*** Material provided ***

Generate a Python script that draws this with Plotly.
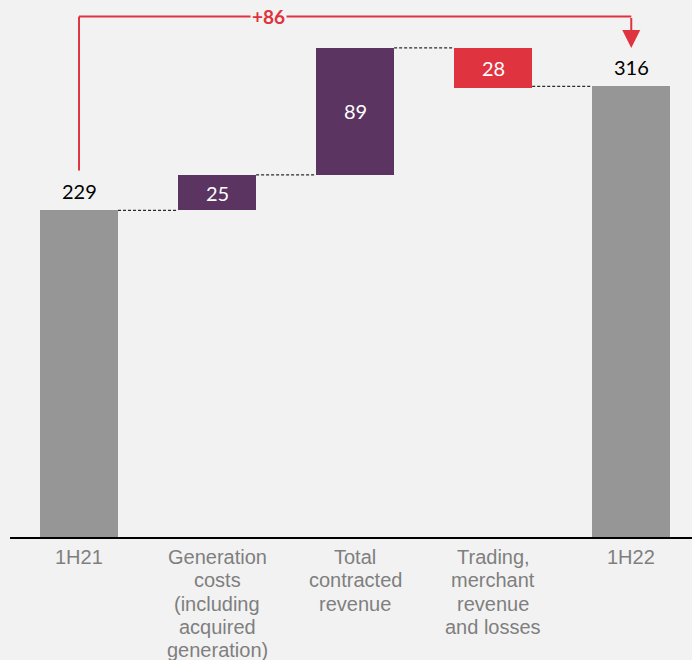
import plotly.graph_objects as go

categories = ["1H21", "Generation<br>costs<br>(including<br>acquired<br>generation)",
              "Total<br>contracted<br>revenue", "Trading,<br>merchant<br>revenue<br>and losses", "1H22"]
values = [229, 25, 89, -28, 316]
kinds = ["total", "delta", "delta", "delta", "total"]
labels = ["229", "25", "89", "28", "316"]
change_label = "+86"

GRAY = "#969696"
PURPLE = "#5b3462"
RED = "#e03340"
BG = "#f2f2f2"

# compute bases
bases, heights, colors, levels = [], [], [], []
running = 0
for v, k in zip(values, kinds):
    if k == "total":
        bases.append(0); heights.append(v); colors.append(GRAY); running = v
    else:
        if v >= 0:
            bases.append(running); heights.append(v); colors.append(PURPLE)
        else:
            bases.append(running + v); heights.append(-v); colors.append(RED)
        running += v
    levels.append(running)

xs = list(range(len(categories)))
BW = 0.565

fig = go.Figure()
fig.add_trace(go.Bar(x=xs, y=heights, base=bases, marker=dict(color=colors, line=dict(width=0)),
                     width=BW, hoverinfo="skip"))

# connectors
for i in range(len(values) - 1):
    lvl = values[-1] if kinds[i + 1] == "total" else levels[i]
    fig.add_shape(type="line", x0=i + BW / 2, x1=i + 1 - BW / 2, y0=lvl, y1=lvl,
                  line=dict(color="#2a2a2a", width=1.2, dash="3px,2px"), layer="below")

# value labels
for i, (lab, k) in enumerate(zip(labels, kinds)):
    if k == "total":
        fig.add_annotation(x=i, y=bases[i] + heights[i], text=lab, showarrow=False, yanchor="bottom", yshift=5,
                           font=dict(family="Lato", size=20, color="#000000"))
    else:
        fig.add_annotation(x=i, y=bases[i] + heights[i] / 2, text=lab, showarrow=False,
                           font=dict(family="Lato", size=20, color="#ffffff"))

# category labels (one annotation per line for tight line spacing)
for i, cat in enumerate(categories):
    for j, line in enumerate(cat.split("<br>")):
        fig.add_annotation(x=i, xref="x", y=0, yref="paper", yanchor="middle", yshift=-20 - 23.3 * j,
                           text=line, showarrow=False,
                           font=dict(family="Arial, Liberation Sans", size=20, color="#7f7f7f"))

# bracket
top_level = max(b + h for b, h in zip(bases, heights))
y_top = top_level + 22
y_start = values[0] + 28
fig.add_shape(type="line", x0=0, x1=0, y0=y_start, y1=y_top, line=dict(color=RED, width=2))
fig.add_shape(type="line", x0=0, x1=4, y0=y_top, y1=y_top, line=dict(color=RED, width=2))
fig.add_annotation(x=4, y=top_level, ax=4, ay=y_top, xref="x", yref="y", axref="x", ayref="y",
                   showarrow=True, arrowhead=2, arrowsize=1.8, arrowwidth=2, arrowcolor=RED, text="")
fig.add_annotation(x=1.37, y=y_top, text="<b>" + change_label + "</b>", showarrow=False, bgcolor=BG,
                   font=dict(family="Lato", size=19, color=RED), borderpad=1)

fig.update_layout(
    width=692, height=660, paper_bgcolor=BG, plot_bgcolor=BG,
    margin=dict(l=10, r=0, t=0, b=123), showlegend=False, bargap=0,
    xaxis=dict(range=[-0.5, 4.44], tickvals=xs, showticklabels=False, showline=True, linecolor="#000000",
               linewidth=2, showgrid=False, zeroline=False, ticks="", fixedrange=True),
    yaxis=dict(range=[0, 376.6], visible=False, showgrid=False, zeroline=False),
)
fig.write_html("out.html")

***

Task objective ::
Print, exactly as written, the lines above from the first one to the one containing "import plotly.graph_objects as go". Leave out pictures.

Finished exercise ::
Generate a Python script that draws this with Plotly.
import plotly.graph_objects as go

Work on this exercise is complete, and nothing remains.